If you grow a cash crop on your property, you can get it registered as a farm with the IRS. You will then be issued a farm tax ID number, which will entitle you to certain tax benefits. Most of the deductions you can take for equipment and expenses are no different than those available to any other type of business. The real benefits are seen with estate taxes when you pass the farm on to your heirs.
Video of the Day
What Qualifies As a Farm?
Before you consider tax deduction heirs, let's take a closer look at the stipulations for a farm tax ID. Although each state has their different requirements, there are a few basic elements set by the federal government.
Farming is defined as the use of your personal property for growing produce, livestock, game animals, poultry and fish. The addition of a greenhouse to the property, maintaining a working ranch for cattle, working a plantation or growing an orchard all meet the standards for a farm tax status. You must have reached all prerequisites before filling out an application.
Acquiring a Farm Tax ID
When you are ready to apply, the IRS has links to free forms that you can print off the IRS website and fill out. Once the IRS has approved your application, you then need to reach out to your state tax department to receive your tax ID number. Just be aware that some states will require an in-person application process. In addition, some farm tax IDs will last only a year and will require reapplication (be sure to check with your state department).
Deferment of Taxes
Estate taxes can require the heirs to a property to immediately pay more than half the property's value to the federal government upon the death of the owner. This has frequently resulted in the loss of the family property, which in some cases must be sold to pay this bill. But those with a farm tax ID number can elect to defer these payments longer than the owners of other types of properties can.
Minority Interest Discount
If a property with a farm tax ID number is owned by several different parties, each with a minority interest, this can entitle them to certain estate tax deductions. Since such a property will be considerably more difficult to sell on the open market than those with only one party of owners, it is given an IRS discount, and thus valued lower than its actual price for estate tax purposes, resulting in a lower bill.
Special Use Valuation
Normally, when estate taxes are assessed, the property is valued according to the most profitable use it can possibly have, regardless of what it is actually being used for by the present owners. This results in maximum revenue gain for the government. However, one of the benefits of having a farm tax ID number is that you can value your property according to its actual use at present, which is called a "special use valuation."

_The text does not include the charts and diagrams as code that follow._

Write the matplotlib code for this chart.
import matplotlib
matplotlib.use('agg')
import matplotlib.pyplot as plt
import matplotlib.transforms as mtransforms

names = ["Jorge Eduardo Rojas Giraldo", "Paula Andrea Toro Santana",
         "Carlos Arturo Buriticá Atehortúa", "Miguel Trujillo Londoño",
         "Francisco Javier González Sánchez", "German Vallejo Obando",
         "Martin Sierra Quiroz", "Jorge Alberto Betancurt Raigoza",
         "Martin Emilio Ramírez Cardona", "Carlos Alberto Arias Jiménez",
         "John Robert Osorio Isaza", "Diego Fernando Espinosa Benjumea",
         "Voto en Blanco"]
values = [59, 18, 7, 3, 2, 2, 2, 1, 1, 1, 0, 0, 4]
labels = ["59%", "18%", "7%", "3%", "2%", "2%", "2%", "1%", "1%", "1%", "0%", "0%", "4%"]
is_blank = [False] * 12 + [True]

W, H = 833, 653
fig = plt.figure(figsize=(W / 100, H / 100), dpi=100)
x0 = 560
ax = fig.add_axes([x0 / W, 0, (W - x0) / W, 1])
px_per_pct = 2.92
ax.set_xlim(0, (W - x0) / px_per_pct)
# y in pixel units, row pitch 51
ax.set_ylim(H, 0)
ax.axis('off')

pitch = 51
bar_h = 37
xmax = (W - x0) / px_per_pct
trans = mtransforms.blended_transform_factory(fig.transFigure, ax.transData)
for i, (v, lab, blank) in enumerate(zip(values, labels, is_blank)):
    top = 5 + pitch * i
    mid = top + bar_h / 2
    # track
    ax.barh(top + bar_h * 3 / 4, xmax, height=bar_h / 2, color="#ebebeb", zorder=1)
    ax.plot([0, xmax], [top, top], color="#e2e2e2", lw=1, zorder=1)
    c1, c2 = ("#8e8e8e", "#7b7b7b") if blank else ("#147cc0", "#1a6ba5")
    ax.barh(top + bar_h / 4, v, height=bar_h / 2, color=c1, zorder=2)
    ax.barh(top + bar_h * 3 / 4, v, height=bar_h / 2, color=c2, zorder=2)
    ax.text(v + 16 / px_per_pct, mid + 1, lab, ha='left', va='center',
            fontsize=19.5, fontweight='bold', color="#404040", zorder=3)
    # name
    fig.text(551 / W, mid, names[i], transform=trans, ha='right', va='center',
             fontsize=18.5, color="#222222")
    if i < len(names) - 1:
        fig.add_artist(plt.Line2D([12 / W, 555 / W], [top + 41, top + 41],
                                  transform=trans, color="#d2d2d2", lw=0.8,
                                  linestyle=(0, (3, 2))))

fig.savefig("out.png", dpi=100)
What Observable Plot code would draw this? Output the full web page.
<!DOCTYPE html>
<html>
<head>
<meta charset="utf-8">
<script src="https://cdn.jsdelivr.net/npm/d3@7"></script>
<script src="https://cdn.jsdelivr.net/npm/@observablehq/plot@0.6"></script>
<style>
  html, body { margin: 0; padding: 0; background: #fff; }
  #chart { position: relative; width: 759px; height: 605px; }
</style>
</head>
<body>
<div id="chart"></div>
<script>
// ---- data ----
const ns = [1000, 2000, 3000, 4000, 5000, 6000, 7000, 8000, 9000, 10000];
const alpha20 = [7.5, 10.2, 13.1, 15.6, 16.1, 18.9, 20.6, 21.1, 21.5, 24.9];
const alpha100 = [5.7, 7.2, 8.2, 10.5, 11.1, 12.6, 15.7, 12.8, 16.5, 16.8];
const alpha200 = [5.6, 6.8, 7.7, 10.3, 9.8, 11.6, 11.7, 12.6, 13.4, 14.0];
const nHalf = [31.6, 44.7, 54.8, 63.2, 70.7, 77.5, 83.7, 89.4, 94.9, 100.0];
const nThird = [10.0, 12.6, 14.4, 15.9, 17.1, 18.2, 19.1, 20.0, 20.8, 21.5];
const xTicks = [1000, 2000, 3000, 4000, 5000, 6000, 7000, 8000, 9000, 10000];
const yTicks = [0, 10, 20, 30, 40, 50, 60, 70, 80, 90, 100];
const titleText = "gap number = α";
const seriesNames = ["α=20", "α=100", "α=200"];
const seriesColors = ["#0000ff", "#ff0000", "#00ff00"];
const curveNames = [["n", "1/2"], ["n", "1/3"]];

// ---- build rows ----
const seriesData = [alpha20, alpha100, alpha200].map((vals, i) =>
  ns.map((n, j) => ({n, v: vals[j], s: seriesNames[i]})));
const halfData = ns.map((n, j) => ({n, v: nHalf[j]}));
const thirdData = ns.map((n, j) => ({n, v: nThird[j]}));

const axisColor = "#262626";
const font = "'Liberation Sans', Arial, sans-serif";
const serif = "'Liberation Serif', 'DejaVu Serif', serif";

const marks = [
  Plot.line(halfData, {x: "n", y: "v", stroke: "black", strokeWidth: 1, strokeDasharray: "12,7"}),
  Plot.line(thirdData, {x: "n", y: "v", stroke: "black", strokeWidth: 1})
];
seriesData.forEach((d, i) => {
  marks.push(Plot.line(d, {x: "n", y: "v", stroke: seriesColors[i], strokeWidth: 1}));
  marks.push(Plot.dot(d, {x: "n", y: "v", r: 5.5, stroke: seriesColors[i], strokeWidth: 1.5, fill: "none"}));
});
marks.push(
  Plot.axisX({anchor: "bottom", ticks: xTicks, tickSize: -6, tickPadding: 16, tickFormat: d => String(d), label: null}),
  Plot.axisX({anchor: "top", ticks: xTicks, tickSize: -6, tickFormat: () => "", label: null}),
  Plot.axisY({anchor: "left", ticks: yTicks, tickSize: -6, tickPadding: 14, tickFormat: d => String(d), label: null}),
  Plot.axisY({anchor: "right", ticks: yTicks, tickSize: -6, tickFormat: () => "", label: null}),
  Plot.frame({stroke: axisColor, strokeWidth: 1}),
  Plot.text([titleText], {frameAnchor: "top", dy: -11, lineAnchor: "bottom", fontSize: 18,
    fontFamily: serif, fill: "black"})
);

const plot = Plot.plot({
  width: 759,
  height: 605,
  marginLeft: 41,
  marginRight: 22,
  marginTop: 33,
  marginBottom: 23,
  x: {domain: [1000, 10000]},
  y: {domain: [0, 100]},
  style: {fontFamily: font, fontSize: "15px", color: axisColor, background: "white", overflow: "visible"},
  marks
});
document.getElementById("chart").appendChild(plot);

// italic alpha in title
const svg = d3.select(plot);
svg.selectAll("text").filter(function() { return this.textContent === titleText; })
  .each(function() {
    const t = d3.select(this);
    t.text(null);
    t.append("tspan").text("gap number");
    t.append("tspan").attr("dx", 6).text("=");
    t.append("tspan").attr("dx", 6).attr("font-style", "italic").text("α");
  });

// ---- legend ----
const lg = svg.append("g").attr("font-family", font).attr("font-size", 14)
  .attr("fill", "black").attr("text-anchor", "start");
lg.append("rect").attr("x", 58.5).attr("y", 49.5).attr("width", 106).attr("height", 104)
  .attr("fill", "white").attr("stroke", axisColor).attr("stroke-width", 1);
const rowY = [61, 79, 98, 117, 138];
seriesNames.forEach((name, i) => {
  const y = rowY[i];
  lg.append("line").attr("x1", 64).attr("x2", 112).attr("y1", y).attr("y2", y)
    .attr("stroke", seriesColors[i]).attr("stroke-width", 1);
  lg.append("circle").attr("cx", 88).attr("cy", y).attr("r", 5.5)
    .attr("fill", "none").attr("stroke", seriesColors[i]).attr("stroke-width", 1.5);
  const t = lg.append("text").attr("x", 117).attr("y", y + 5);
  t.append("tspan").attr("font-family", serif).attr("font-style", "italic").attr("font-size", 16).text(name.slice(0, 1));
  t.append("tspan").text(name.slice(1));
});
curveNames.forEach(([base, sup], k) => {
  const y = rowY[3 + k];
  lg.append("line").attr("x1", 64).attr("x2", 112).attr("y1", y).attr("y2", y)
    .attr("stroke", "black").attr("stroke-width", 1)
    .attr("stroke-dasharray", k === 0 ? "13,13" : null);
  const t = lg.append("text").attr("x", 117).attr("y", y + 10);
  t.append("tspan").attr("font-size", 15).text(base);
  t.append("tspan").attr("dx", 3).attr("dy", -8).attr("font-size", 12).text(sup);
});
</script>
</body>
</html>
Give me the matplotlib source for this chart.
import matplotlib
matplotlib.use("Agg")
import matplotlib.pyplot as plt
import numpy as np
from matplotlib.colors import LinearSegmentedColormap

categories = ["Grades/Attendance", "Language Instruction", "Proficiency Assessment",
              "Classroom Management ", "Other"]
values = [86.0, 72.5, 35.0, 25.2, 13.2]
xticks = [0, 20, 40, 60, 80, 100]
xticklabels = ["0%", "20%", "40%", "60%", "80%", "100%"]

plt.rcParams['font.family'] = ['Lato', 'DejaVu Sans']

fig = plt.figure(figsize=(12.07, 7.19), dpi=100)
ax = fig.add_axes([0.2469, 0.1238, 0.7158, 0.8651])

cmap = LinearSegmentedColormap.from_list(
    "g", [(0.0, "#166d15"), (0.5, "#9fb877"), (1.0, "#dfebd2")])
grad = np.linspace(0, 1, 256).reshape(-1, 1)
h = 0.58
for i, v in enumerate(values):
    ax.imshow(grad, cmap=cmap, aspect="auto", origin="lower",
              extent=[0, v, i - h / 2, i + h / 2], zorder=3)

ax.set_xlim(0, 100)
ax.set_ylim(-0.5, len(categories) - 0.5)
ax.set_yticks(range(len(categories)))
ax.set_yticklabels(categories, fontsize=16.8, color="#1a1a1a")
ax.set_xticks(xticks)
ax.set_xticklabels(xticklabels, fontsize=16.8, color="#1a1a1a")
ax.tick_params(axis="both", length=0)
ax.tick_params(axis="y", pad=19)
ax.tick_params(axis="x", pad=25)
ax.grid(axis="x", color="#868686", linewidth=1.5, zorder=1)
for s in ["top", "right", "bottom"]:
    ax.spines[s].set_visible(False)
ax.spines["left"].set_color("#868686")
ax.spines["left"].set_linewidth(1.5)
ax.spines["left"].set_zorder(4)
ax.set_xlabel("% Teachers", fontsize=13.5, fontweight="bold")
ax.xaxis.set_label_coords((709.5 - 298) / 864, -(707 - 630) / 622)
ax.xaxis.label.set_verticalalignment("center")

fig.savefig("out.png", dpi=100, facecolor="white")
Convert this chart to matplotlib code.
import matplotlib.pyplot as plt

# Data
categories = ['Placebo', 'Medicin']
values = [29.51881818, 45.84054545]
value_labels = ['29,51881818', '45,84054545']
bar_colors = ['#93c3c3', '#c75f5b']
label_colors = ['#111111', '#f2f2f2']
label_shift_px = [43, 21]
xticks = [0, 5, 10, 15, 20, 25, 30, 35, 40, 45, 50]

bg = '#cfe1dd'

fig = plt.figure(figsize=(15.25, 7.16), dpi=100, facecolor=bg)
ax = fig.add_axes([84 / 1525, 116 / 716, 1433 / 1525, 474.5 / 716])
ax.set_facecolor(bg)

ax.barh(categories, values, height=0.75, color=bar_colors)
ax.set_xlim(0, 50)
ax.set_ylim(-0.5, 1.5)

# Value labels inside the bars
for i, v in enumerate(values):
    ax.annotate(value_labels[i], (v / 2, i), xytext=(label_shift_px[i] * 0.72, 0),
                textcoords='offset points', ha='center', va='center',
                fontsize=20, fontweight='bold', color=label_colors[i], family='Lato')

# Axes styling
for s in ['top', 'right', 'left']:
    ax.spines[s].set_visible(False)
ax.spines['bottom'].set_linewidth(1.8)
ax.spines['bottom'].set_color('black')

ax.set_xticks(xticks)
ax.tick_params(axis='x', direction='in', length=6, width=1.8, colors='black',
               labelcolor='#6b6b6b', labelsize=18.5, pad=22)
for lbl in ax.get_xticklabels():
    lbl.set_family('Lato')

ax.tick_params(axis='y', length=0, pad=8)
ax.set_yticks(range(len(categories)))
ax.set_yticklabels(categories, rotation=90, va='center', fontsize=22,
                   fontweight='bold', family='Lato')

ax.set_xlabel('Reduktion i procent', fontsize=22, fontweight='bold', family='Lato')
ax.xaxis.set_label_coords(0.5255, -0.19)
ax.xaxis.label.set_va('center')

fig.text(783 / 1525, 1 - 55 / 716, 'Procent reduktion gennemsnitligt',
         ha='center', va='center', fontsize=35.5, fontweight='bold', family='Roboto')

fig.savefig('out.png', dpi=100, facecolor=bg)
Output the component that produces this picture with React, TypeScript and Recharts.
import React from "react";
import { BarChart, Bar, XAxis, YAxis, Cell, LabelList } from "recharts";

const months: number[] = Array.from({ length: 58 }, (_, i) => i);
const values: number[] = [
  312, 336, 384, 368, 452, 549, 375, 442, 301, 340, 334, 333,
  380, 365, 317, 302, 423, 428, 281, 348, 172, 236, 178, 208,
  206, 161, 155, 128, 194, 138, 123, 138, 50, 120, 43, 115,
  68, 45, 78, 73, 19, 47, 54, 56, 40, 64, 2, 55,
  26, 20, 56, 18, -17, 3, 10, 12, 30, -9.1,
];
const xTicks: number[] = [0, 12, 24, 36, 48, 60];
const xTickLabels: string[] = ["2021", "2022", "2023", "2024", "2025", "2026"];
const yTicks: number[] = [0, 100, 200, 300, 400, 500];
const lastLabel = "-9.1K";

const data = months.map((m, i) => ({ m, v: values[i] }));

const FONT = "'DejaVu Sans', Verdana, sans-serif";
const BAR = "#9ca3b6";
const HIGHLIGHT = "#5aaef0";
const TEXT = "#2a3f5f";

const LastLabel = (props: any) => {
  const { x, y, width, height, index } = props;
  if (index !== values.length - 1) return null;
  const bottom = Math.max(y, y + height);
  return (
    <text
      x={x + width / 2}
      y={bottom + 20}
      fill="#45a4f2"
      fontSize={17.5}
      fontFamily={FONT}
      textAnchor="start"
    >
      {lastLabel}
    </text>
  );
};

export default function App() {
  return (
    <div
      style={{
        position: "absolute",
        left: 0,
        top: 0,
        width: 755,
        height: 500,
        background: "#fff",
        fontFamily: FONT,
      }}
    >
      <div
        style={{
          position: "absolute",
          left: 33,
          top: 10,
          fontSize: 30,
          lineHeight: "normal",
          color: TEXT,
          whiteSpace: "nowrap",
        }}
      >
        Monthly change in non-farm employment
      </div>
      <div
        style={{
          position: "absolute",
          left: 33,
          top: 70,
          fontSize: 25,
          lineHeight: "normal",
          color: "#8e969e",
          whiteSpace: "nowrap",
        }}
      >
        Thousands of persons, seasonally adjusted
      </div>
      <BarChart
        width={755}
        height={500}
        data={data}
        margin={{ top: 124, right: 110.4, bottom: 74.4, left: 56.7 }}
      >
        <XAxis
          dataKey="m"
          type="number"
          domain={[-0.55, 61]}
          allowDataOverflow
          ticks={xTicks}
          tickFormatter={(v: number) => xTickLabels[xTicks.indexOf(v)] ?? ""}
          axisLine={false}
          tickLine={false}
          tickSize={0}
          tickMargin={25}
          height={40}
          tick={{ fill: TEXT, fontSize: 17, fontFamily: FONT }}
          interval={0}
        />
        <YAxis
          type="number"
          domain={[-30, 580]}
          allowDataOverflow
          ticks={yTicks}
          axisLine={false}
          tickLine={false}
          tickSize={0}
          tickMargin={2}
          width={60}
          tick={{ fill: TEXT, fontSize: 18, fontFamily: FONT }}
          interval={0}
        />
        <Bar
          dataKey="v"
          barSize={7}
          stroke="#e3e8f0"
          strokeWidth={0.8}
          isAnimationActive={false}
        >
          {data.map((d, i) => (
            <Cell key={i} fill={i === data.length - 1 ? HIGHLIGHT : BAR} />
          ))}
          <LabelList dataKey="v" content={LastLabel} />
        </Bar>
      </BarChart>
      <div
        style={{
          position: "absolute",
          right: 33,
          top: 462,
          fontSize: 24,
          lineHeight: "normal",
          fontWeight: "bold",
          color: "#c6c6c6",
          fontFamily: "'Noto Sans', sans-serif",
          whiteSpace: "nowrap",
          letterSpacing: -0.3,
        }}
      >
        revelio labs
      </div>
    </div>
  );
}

Conservation Easement Deductions
A property with a farm tax ID number can often obtain a conservation easement restricting it to agricultural use. A conservation easement, is an agreement between a landowner and a government restricting the usage of particular land to within certain boundaries for the conservation of natural resources.
This becomes binding upon future owners of the property as well. Since these restrictions may lower the property value, it entitles the owners to estate tax deductions. It could potentially bring the property value so low that it won't even qualify for any taxes at all.
The 2017 Tax Cut and Jobs Act has raised the amount of the estate's value before any tax would be levied on the property. In 2021, the base value of $11.7 million is exempt from taxes, and this goes up in 2022 to $12.06 million. This act protects estates until 2026 when the value will drop back down to $5 million, where it was previously set.
Benefits for Owners and Heirs
In conclusion, if a donor wants to protect a piece of property that is under a conservation easement, he should leave it in a trust or give it to a federal agency. In this case it benefits the donor with a charitable tax deduction on their federal return and keeps the property from being sold off if an heir can't afford to pay the taxes on it.